Entries with chart source code:
::::::

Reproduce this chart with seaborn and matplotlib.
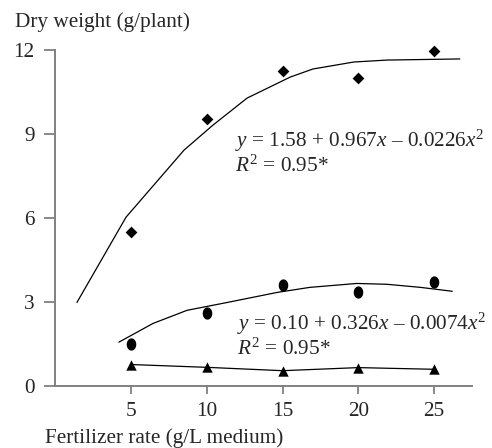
import numpy as np
import matplotlib
matplotlib.use("Agg")
import matplotlib.pyplot as plt
from matplotlib.path import Path
import seaborn as sns

# measured points
rates = [5, 10, 15, 20, 25]
diamond_y = [5.48, 9.53, 11.25, 10.99, 11.96]
circle_y = [1.50, 2.58, 3.58, 3.33, 3.69]
triangle_y = [0.75, 0.65, 0.53, 0.64, 0.58]

# fitted curves as drawn in the picture
upper_x = [1.43, 4.67, 8.5, 10.4, 12.66, 15.5, 17.0, 19.7, 21.9, 26.7]
upper_y = [2.97, 6.02, 8.42, 9.31, 10.28, 11.03, 11.32, 11.57, 11.64, 11.68]
middle_x = [4.2, 6.45, 8.7, 11.35, 14.65, 16.8, 19.9, 21.9, 24.1, 26.2]
middle_y = [1.55, 2.22, 2.69, 2.97, 3.33, 3.51, 3.65, 3.62, 3.51, 3.37]

y_ticks = [0, 3, 6, 9, 12]
x_ticks = [5, 10, 15, 20, 25]

sns.set_style("ticks")
plt.rcParams["font.family"] = ["Liberation Serif", "DejaVu Serif"]
plt.rcParams["mathtext.fontset"] = "custom"
plt.rcParams["mathtext.rm"] = "Liberation Serif"
plt.rcParams["mathtext.it"] = "Liberation Serif:italic"

fs = 15.3

fig = plt.figure(figsize=(4.92, 4.48), dpi=100)
ax = fig.add_axes([0.1123, 0.1395, 0.8470, 0.7489])

# slightly tall ellipse for the circle marker
t = np.linspace(0, 2 * np.pi, 40)
ellipse = Path(np.column_stack([0.39 * np.cos(t), 0.5 * np.sin(t)]), closed=True)

sns.lineplot(x=upper_x, y=upper_y, color="black", linewidth=0.9, sort=False, estimator=None, ax=ax)
sns.lineplot(x=middle_x, y=middle_y, color="black", linewidth=0.9, sort=False, estimator=None, ax=ax)
sns.lineplot(x=rates, y=triangle_y, color="black", linewidth=0.9, sort=False, estimator=None, ax=ax)

sns.scatterplot(x=rates, y=diamond_y, marker="D", s=36, color="black", edgecolor="black", linewidth=0, ax=ax, zorder=3, clip_on=False)
sns.scatterplot(x=rates, y=circle_y, marker=ellipse, s=78, color="black", edgecolor="black", linewidth=0, ax=ax, zorder=3, clip_on=False)
sns.scatterplot(x=rates, y=triangle_y, marker="^", s=56, color="black", edgecolor="black", linewidth=0, ax=ax, zorder=3, clip_on=False)

ax.set_xlim(0, 27.5)
ax.set_ylim(0, 12)
ax.set_xticks(x_ticks)
ax.set_yticks(y_ticks)
ax.tick_params(axis="y", length=8, width=1.3, color="#808080", pad=7, labelsize=fs)
ax.tick_params(axis="x", length=6, width=1.3, color="#808080", pad=6, labelsize=fs)
for side in ["top", "right"]:
    ax.spines[side].set_visible(False)
for side in ["left", "bottom"]:
    ax.spines[side].set_color("#808080")
    ax.spines[side].set_linewidth(1.4)

ax.text(11.87, 8.53, r"$y$ = 1.58 + 0.967$x$ – 0.0226$x^2$", fontsize=fs, va="baseline")
ax.text(11.87, 7.64, r"$R^2$ = 0.95*", fontsize=fs, va="baseline")
ax.text(12.0, 1.98, r"$y$ = 0.10 + 0.326$x$ – 0.0074$x^2$", fontsize=fs, va="baseline")
ax.text(12.0, 1.09, r"$R^2$ = 0.95*", fontsize=fs, va="baseline")

fig.text(15 / 492, 1 - 27 / 448, "Dry weight (g/plant)", fontsize=fs, va="baseline")
fig.text(45 / 492, 1 - 443 / 448, "Fertilizer rate (g/L medium)", fontsize=fs, va="baseline")

fig.savefig("out.png", dpi=100)
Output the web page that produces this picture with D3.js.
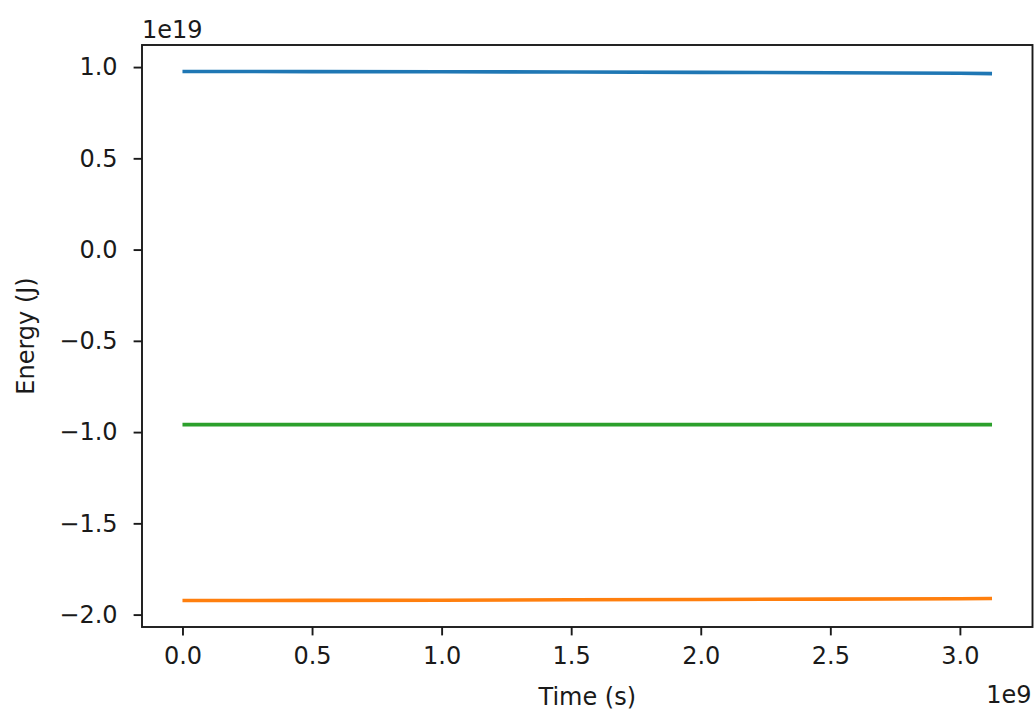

::::::

WHAT YOU HAVE TO DO =>
In your copy of the listing above, reproduce each line exactly and omit all pictures.

ANSWER FOR THIS EXERCISE =>
Reproduce this chart with seaborn and matplotlib.
import numpy as np
import matplotlib
matplotlib.use("Agg")
import matplotlib.pyplot as plt
from matplotlib.path import Path
import seaborn as sns

# measured points
rates = [5, 10, 15, 20, 25]
diamond_y = [5.48, 9.53, 11.25, 10.99, 11.96]
circle_y = [1.50, 2.58, 3.58, 3.33, 3.69]
triangle_y = [0.75, 0.65, 0.53, 0.64, 0.58]

# fitted curves as drawn in the picture
upper_x = [1.43, 4.67, 8.5, 10.4, 12.66, 15.5, 17.0, 19.7, 21.9, 26.7]
upper_y = [2.97, 6.02, 8.42, 9.31, 10.28, 11.03, 11.32, 11.57, 11.64, 11.68]
middle_x = [4.2, 6.45, 8.7, 11.35, 14.65, 16.8, 19.9, 21.9, 24.1, 26.2]
middle_y = [1.55, 2.22, 2.69, 2.97, 3.33, 3.51, 3.65, 3.62, 3.51, 3.37]

y_ticks = [0, 3, 6, 9, 12]
x_ticks = [5, 10, 15, 20, 25]

sns.set_style("ticks")
plt.rcParams["font.family"] = ["Liberation Serif", "DejaVu Serif"]
plt.rcParams["mathtext.fontset"] = "custom"
plt.rcParams["mathtext.rm"] = "Liberation Serif"
plt.rcParams["mathtext.it"] = "Liberation Serif:italic"

fs = 15.3

fig = plt.figure(figsize=(4.92, 4.48), dpi=100)
ax = fig.add_axes([0.1123, 0.1395, 0.8470, 0.7489])

# slightly tall ellipse for the circle marker
t = np.linspace(0, 2 * np.pi, 40)
ellipse = Path(np.column_stack([0.39 * np.cos(t), 0.5 * np.sin(t)]), closed=True)

sns.lineplot(x=upper_x, y=upper_y, color="black", linewidth=0.9, sort=False, estimator=None, ax=ax)
sns.lineplot(x=middle_x, y=middle_y, color="black", linewidth=0.9, sort=False, estimator=None, ax=ax)
sns.lineplot(x=rates, y=triangle_y, color="black", linewidth=0.9, sort=False, estimator=None, ax=ax)

sns.scatterplot(x=rates, y=diamond_y, marker="D", s=36, color="black", edgecolor="black", linewidth=0, ax=ax, zorder=3, clip_on=False)
sns.scatterplot(x=rates, y=circle_y, marker=ellipse, s=78, color="black", edgecolor="black", linewidth=0, ax=ax, zorder=3, clip_on=False)
sns.scatterplot(x=rates, y=triangle_y, marker="^", s=56, color="black", edgecolor="black", linewidth=0, ax=ax, zorder=3, clip_on=False)

ax.set_xlim(0, 27.5)
ax.set_ylim(0, 12)
ax.set_xticks(x_ticks)
ax.set_yticks(y_ticks)
ax.tick_params(axis="y", length=8, width=1.3, color="#808080", pad=7, labelsize=fs)
ax.tick_params(axis="x", length=6, width=1.3, color="#808080", pad=6, labelsize=fs)
for side in ["top", "right"]:
    ax.spines[side].set_visible(False)
for side in ["left", "bottom"]:
    ax.spines[side].set_color("#808080")
    ax.spines[side].set_linewidth(1.4)

ax.text(11.87, 8.53, r"$y$ = 1.58 + 0.967$x$ – 0.0226$x^2$", fontsize=fs, va="baseline")
ax.text(11.87, 7.64, r"$R^2$ = 0.95*", fontsize=fs, va="baseline")
ax.text(12.0, 1.98, r"$y$ = 0.10 + 0.326$x$ – 0.0074$x^2$", fontsize=fs, va="baseline")
ax.text(12.0, 1.09, r"$R^2$ = 0.95*", fontsize=fs, va="baseline")

fig.text(15 / 492, 1 - 27 / 448, "Dry weight (g/plant)", fontsize=fs, va="baseline")
fig.text(45 / 492, 1 - 443 / 448, "Fertilizer rate (g/L medium)", fontsize=fs, va="baseline")

fig.savefig("out.png", dpi=100)
Output the web page that produces this picture with D3.js.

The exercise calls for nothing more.